(SANAA, Yemen) -- Thousands in the capitol of Yemen are demonstrating against what they call the corrupt and ineffective government of President Ali Abdullah Saleh.
An estimated 20,000 protestors have taken to the streets of Sanaa in what the opposition is calling a day of rage. They are demanding a change in government and say President Ali Abdullah Salah's offer Wednesday to leave office in 2013 is not good enough. Some clearly want him to step down sooner while others support entering talks on political reform. But these protestors are not the only ones on the streets. Thousands of Salah's supporters have come out to march and defend the president.

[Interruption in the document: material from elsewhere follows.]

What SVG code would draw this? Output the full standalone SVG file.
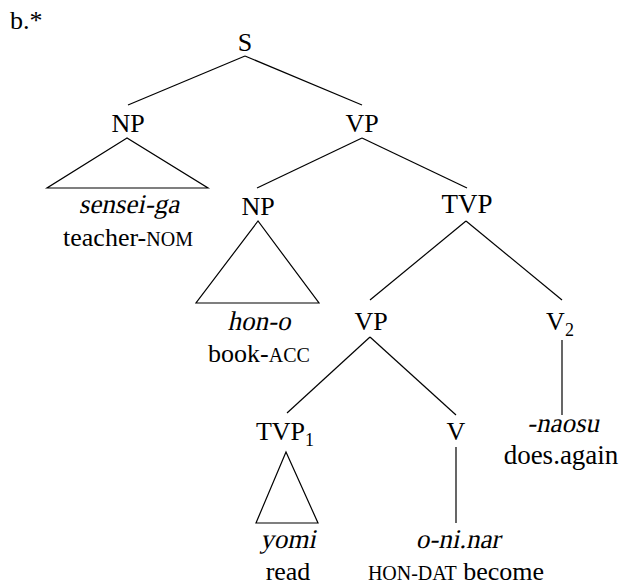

But, unlike in Cairo where violence has erupted between pro and anti-government demonstrators, in Yemen no clashes have broken out between the two groups.
President Salah has ruled Yemen for over 30 years, but announced he'll step down in two years and that he won't put his son in power to succeed him. He made those political concessions after protestors, inspired by events first in Tunisia and then in Egypt, demanded government reform and called for his ouster. Salah has come under fierce public criticism for failing to fix staggeringly high poverty and unemployment rates and for failing to democratize.
One of out of three Yemenis faces chronic hunger, while unemployment tops 40 percent and another 40 percent of Yemenis live on less than two dollars a day.